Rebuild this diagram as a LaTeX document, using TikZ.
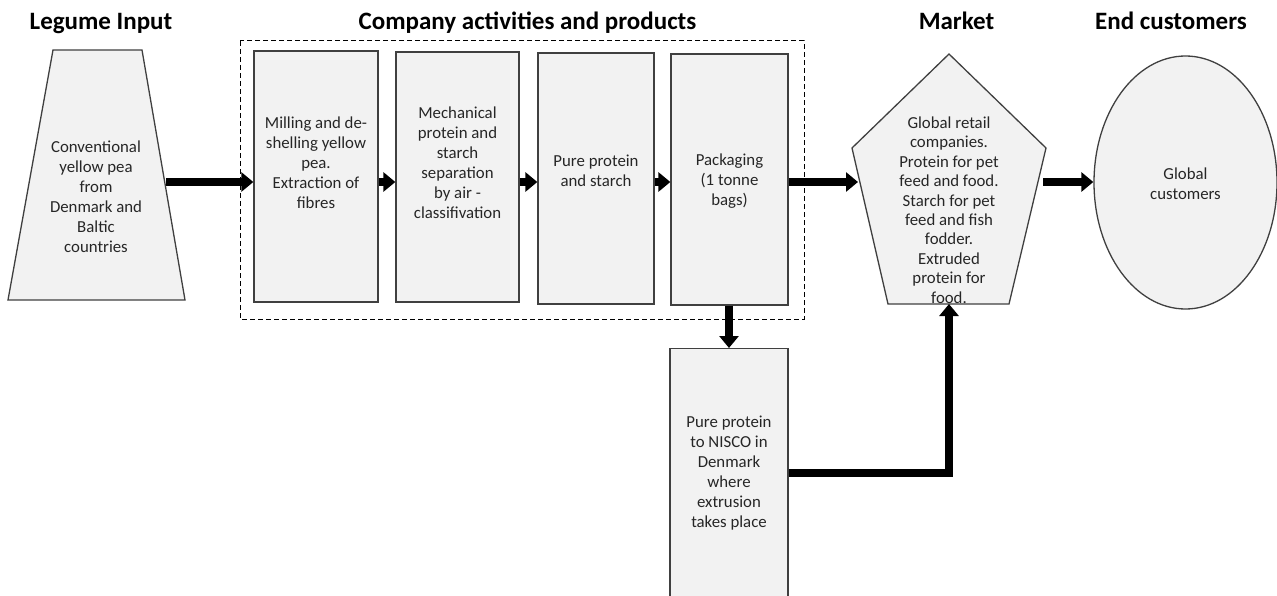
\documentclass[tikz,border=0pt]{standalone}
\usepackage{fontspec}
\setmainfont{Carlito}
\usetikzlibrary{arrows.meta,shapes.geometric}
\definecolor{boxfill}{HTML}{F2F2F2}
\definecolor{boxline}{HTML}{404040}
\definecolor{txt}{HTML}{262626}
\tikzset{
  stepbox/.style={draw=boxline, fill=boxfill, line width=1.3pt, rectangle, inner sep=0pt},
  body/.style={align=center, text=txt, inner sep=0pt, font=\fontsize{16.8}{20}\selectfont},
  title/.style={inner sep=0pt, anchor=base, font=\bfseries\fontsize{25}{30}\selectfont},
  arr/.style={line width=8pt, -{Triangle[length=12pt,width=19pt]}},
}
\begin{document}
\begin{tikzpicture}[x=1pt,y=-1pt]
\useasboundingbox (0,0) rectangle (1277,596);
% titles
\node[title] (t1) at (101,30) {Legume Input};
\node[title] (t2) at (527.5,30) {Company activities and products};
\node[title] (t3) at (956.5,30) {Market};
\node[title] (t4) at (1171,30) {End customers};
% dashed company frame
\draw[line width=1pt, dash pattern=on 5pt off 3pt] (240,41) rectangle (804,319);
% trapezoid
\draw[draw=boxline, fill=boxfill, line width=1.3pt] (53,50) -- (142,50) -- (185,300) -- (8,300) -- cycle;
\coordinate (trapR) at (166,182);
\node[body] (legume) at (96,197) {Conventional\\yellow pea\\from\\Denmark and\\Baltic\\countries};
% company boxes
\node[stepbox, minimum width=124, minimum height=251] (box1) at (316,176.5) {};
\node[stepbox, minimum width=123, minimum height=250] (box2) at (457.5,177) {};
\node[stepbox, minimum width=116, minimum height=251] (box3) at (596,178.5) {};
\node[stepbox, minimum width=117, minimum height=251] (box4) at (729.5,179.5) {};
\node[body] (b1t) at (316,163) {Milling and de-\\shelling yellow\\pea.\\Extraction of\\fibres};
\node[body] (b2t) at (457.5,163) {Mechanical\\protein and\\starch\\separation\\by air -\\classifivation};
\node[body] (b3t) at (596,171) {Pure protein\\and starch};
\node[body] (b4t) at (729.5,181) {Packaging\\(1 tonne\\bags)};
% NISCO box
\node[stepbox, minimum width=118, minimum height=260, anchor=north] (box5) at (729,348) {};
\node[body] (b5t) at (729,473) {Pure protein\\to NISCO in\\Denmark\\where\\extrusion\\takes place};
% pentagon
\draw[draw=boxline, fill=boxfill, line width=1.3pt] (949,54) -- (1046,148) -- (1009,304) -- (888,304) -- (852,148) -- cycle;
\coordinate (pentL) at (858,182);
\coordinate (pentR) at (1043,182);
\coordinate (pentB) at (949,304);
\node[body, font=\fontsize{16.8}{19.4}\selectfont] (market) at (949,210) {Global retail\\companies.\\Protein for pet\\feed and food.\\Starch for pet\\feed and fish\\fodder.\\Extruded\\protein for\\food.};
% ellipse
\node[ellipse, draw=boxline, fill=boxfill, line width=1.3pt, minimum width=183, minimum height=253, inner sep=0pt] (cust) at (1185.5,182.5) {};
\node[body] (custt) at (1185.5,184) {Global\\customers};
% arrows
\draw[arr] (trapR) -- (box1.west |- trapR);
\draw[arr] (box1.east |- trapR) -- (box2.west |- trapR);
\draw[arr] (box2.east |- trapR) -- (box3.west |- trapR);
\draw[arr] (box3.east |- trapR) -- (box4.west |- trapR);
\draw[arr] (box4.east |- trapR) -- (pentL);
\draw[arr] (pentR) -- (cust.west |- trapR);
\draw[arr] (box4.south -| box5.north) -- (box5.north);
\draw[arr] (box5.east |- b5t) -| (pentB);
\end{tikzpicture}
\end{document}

------------

Set the pictures aside and transcribe the data above exactly.

Rebuild this diagram as a LaTeX document, using TikZ.
\documentclass[tikz,border=0pt]{standalone}
\usepackage{fontspec}
\setmainfont{Carlito}
\usetikzlibrary{arrows.meta,shapes.geometric}
\definecolor{boxfill}{HTML}{F2F2F2}
\definecolor{boxline}{HTML}{404040}
\definecolor{txt}{HTML}{262626}
\tikzset{
  stepbox/.style={draw=boxline, fill=boxfill, line width=1.3pt, rectangle, inner sep=0pt},
  body/.style={align=center, text=txt, inner sep=0pt, font=\fontsize{16.8}{20}\selectfont},
  title/.style={inner sep=0pt, anchor=base, font=\bfseries\fontsize{25}{30}\selectfont},
  arr/.style={line width=8pt, -{Triangle[length=12pt,width=19pt]}},
}
\begin{document}
\begin{tikzpicture}[x=1pt,y=-1pt]
\useasboundingbox (0,0) rectangle (1277,596);
% titles
\node[title] (t1) at (101,30) {Legume Input};
\node[title] (t2) at (527.5,30) {Company activities and products};
\node[title] (t3) at (956.5,30) {Market};
\node[title] (t4) at (1171,30) {End customers};
% dashed company frame
\draw[line width=1pt, dash pattern=on 5pt off 3pt] (240,41) rectangle (804,319);
% trapezoid
\draw[draw=boxline, fill=boxfill, line width=1.3pt] (53,50) -- (142,50) -- (185,300) -- (8,300) -- cycle;
\coordinate (trapR) at (166,182);
\node[body] (legume) at (96,197) {Conventional\\yellow pea\\from\\Denmark and\\Baltic\\countries};
% company boxes
\node[stepbox, minimum width=124, minimum height=251] (box1) at (316,176.5) {};
\node[stepbox, minimum width=123, minimum height=250] (box2) at (457.5,177) {};
\node[stepbox, minimum width=116, minimum height=251] (box3) at (596,178.5) {};
\node[stepbox, minimum width=117, minimum height=251] (box4) at (729.5,179.5) {};
\node[body] (b1t) at (316,163) {Milling and de-\\shelling yellow\\pea.\\Extraction of\\fibres};
\node[body] (b2t) at (457.5,163) {Mechanical\\protein and\\starch\\separation\\by air -\\classifivation};
\node[body] (b3t) at (596,171) {Pure protein\\and starch};
\node[body] (b4t) at (729.5,181) {Packaging\\(1 tonne\\bags)};
% NISCO box
\node[stepbox, minimum width=118, minimum height=260, anchor=north] (box5) at (729,348) {};
\node[body] (b5t) at (729,473) {Pure protein\\to NISCO in\\Denmark\\where\\extrusion\\takes place};
% pentagon
\draw[draw=boxline, fill=boxfill, line width=1.3pt] (949,54) -- (1046,148) -- (1009,304) -- (888,304) -- (852,148) -- cycle;
\coordinate (pentL) at (858,182);
\coordinate (pentR) at (1043,182);
\coordinate (pentB) at (949,304);
\node[body, font=\fontsize{16.8}{19.4}\selectfont] (market) at (949,210) {Global retail\\companies.\\Protein for pet\\feed and food.\\Starch for pet\\feed and fish\\fodder.\\Extruded\\protein for\\food.};
% ellipse
\node[ellipse, draw=boxline, fill=boxfill, line width=1.3pt, minimum width=183, minimum height=253, inner sep=0pt] (cust) at (1185.5,182.5) {};
\node[body] (custt) at (1185.5,184) {Global\\customers};
% arrows
\draw[arr] (trapR) -- (box1.west |- trapR);
\draw[arr] (box1.east |- trapR) -- (box2.west |- trapR);
\draw[arr] (box2.east |- trapR) -- (box3.west |- trapR);
\draw[arr] (box3.east |- trapR) -- (box4.west |- trapR);
\draw[arr] (box4.east |- trapR) -- (pentL);
\draw[arr] (pentR) -- (cust.west |- trapR);
\draw[arr] (box4.south -| box5.north) -- (box5.north);
\draw[arr] (box5.east |- b5t) -| (pentB);
\end{tikzpicture}
\end{document}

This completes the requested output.